What holes best highlight the effect of the prevailing wind on the play of the hole (I like 12 at Augusta National).
How often do architects consider the effect of the prevailing wind direction when constructing a hole/routing a course, and which architects were particularly good at utilizing the most common weather conditions in their architecture?
I think the challenge of Augusta 12 is the swirling winds, which are harder to estimate than a constant prevailing wind, and caused by the openings in the tall pines.
gca's have always considered wind, and it seems more and more detailed now. Here is a summary of the highlights, as I generally recall them:
Routing Consideration - Muirfield in Scotland was supposedly laid out in triangulated form to assure wind was different on every hole.
Features Consideration - Most feature design on Scottish courses recognizes that the wind affects approach shots and leaves wide openings.
Later, when modern golf pros got involved, here are some concepts I have heard them espouse as good design -
Long holes into the wind, short with, to provide effective playing distance variety.
Design greens with the prevailing wind in mind to make shots "doable" - i.e. -
downwind, lengthen green to account for reduced spin,
into wind, they may be shallower.
Cross winds, -
widen green
angle with the prevailing wind to allow shot shaping
I try to follow those general ideas, with the caveat that I can trust prevailing winds about as much as a riverboat gambler. If every green was designed to the same formula, whenever a different wind arose, the course could be unplayable. I tend to leave a little more wiggle room like the old guys in Scotland did on most greens than those pros would suggest is necessary.
Here in Texas, our summer and winter winds are 180 degrees different, and can be quite strong. Thus, a green playing into the prevailing summer breeze, shallow depth with a fronting pond might play fine in summer, but be impossible to hold in winter. In other places like Chicago, where the wind blows somewhere from the west most of the time (with about 10% off the lake winds in spring) its possible to align greens more to the formula.

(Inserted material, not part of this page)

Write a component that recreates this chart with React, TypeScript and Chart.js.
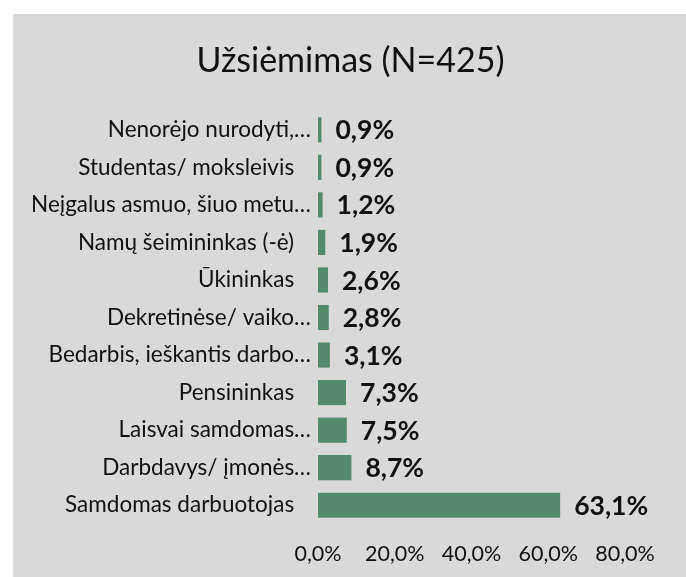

Thus, depending on how constant the wind is, I follow the land more even when it contradicts the "formula" and figure if a third or so of the greens play better in off winds it makes the course that much better and creates different shot patterns, rather than always following the wind. If wind isn't a huge factor on a site, I follow the land completely.
I would be surprised if Raynor consciously routed a course with wind in mind, being a non golfer. I bet the land just offered him those cross wind holes.
I would NOT be surprised if Tom Doak or other gca's come on here and completely debunk "Brauer's second wind theory" (my first involves White Castle hamburgers and is not relevant to this discussion.....) as completely worthless.